Active bond ETF managers have outperformed their passive counterparts amid the current interest rate climate, driving strong capital inflows and impressive returns. Despite persistent criticism over higher costs, investors appear willing to pay a premium for performance.
“We are at the early stages of what could be a golden era for actively managed fixed-income ETFs,” said Todd Rosenbluth, head of research at VettaFi.
Active ETFs are often regarded as active management wrapped in an ETF structure. In Europe, fees for active fixed-income ETFs average 30 basis points, significantly lower than the 64 basis points charged by traditional mutual funds. Yet, the higher fees of active strategies can only be justified through superior performance—something that now seems evident, particularly in the fixed-income space.

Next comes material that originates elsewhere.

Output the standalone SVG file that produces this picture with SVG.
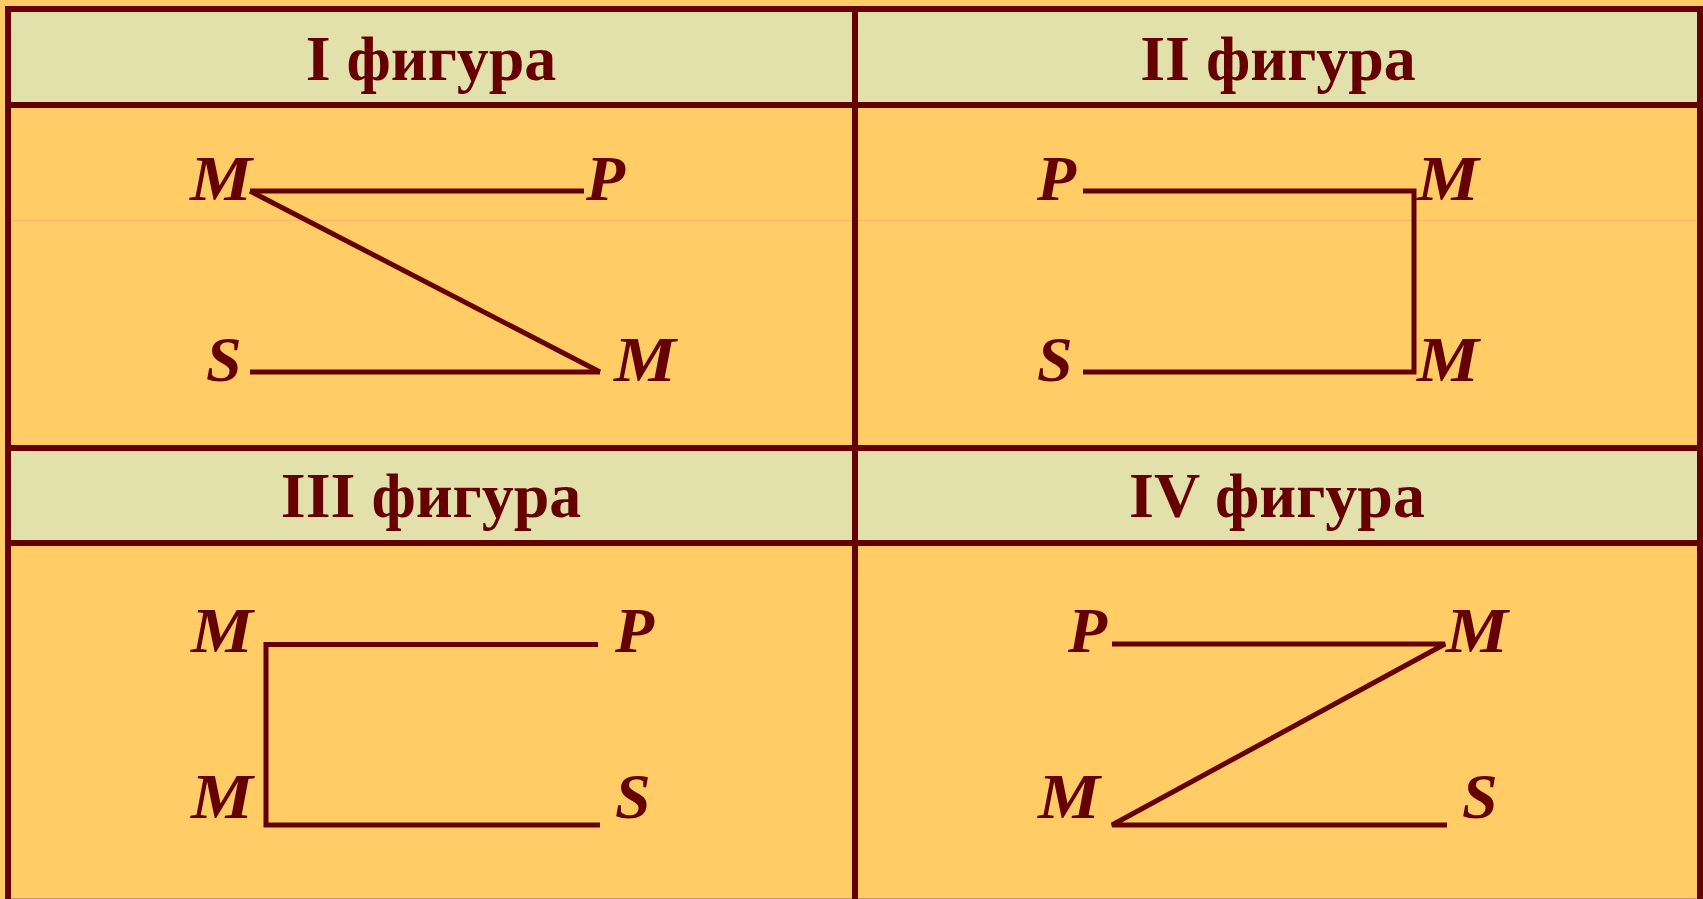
<svg xmlns="http://www.w3.org/2000/svg" width="1703" height="899" viewBox="0 0 1703 899">
<style>
.grid{stroke:#660000;stroke-width:6;fill:none}
.fig{stroke:#660000;stroke-width:5;fill:none;stroke-linejoin:miter;stroke-linecap:butt}
.hdr{font-family:"Liberation Serif","Times New Roman",serif;font-weight:bold;font-size:64px;fill:#660000;text-anchor:middle}
.lbl{font-family:"Liberation Serif","Times New Roman",serif;font-weight:bold;font-style:italic;font-size:64px;fill:#660000}
</style>
<rect x="0" y="0" width="1703" height="899" fill="#FFCC66"/>
<g id="headers-bg">
<rect x="8" y="9" width="1692" height="96" fill="#E3E1AB"/>
<rect x="8" y="448" width="1692" height="95" fill="#E3E1AB"/>
</g>
<line x1="11" y1="220.5" x2="1697" y2="220.5" stroke="#FFB46E" stroke-width="1"/>
<line x1="11" y1="898.5" x2="1697" y2="898.5" stroke="#C9955A" stroke-width="1"/>
<g id="grid" class="grid">
<line x1="5" y1="9" x2="1703" y2="9"/>
<line x1="8" y1="6" x2="8" y2="899"/>
<line x1="1700" y1="6" x2="1700" y2="899"/>
<line x1="855" y1="9" x2="855" y2="899"/>
<line x1="8" y1="105" x2="1700" y2="105"/>
<line x1="8" y1="448" x2="1700" y2="448"/>
<line x1="8" y1="543" x2="1700" y2="543"/>
</g>
<g id="figure-1">
<text class="hdr" x="431" y="80">I фигура</text>
<text class="lbl" x="190" y="200" textLength="62" lengthAdjust="spacingAndGlyphs">M</text>
<text class="lbl" x="586" y="200">P</text>
<text class="lbl" x="206" y="381">S</text>
<text class="lbl" x="614" y="381" textLength="62" lengthAdjust="spacingAndGlyphs">M</text>
</g>
<g id="figure-2">
<text class="hdr" x="1278" y="80">II фигура</text>
<text class="lbl" x="1037" y="200">P</text>
<text class="lbl" x="1417" y="200" textLength="62" lengthAdjust="spacingAndGlyphs">M</text>
<text class="lbl" x="1037" y="381">S</text>
<text class="lbl" x="1417" y="381" textLength="62" lengthAdjust="spacingAndGlyphs">M</text>
</g>
<g id="figure-3">
<text class="hdr" x="431" y="517">III фигура</text>
<text class="lbl" x="191" y="652" textLength="62" lengthAdjust="spacingAndGlyphs">M</text>
<text class="lbl" x="615" y="652">P</text>
<text class="lbl" x="191" y="818" textLength="62" lengthAdjust="spacingAndGlyphs">M</text>
<text class="lbl" x="615" y="818">S</text>
</g>
<g id="figure-4">
<text class="hdr" x="1277" y="517">IV фигура</text>
<text class="lbl" x="1068" y="652">P</text>
<text class="lbl" x="1446" y="652" textLength="62" lengthAdjust="spacingAndGlyphs">M</text>
<text class="lbl" x="1038" y="818" textLength="62" lengthAdjust="spacingAndGlyphs">M</text>
<text class="lbl" x="1462" y="818">S</text>
</g>
<g id="connectors" class="fig">
<line x1="250" y1="191" x2="584" y2="191"/>
<line x1="250" y1="191" x2="600" y2="372"/>
<line x1="250" y1="372" x2="600" y2="372"/>
<polyline points="1083,191 1414,191 1414,372 1083,372"/>
<polyline points="598,644.5 266,644.5 266,825 600,825"/>
<polyline points="1112,644 1445,644 1112,825 1447,825"/>
</g>
</svg>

According to Morningstar’s semi-annual U.S. Active/Passive Barometer report, two-thirds of active bond ETFs outperformed their passive peers in the year ending June 2024.
The outperformance has been especially pronounced in medium-term core bond funds, where 72 percent of active strategies succeeded. This is largely attributed to their shorter duration and a more aggressive stance on credit risk, which has paid off as interest rates have risen and credit spreads have tightened.
Skilled active managers can exploit market inefficiencies, adjusting duration and credit exposure with greater agility than index-tracking passive ETFs. This flexibility enables them to capitalise on falling interest rates more effectively than their passive rivals.
Inflows surge
The success of active bond ETFs has not gone unnoticed by investors seeking strategies that can navigate a shifting interest rate environment. Inflows have been robust, with 74.1 billion dollar flooding into active fixed-income ETFs in the first 11 months of 2023—well above the 54 billion dollars recorded for the whole of 2022. Both S&P’s Spiva report and Morningstar’s data confirm that active fixed-income management has a greater likelihood of outperforming passive strategies.
While active real estate funds also performed well, boasting a 66 percent success rate over the same period, actively managed equity funds have been more inconsistent. Large- and small-cap equity strategies achieved success rates of 53 percent and 52 percent, respectively, while mid-cap funds managed just 36 percent.
The case for active bond ETFs
Bryan Armour, director of passive strategies research for North America at Morningstar, explained the appeal: “Active management in fixed income can add value through sector rotation, security selection, and yield curve positioning.”
However, Neal Kosciulek, research analyst at Morningstar, warned against assuming all active strategies will deliver: “Just because a fund is active does not mean it is good,” he says, urging thorough due diligence, particularly as many active bond ETFs still lack long-term track records.
Despite the potential for outperformance, active bond ETFs come with higher costs. The average expense ratio for active intermediate-core bond ETFs stands at 0.41 per cent, compared to just 0.06 per cent for passive alternatives in the same category.
Challenges in the long run
Despite strong short-term performance, the long-term outlook for active strategies remains challenging. Over a ten-year period, only 29 percent of active bond funds have consistently outperformed their passive peers, according to Morningstar. The 2023 Spiva scorecard paints an even starker picture, with 96.83 percent of all domestic funds underperforming their benchmark indices over a 20-year horizon.
Nonetheless, Morningstar’s research suggests that investors are becoming more adept at identifying high-performing active funds. Over the past decade, the average dollar invested in active funds has outperformed passive funds in 19 out of 20 categories analysed.
Record inflows continue
According to ETFGI, an independent research and advisory firm specialising in the global ETF market, assets invested in actively managed ETFs globally reached 923.2 billion dollars by 30 June. This represents a nearly 32 percent increase from the 739.9 billion dollars reported at the end of 2022.
In July alone, actively managed ETFs attracted 35.9 billion dollars in net inflows globally, bringing the total for the year to 31 July to 190 billion—more than double the previous record of 86.1 billion for the first seven months of 2023, ETFGI data shows.
Deborah Fuhr, managing partner and founder of ETFGI, attributes this growth to an expanding investor base and an increasing array of products across geographies. “Products from well-known managers and the growing preference for ETFs over mutual funds, particularly in the US, have driven this surge in assets and net inflows,” she said.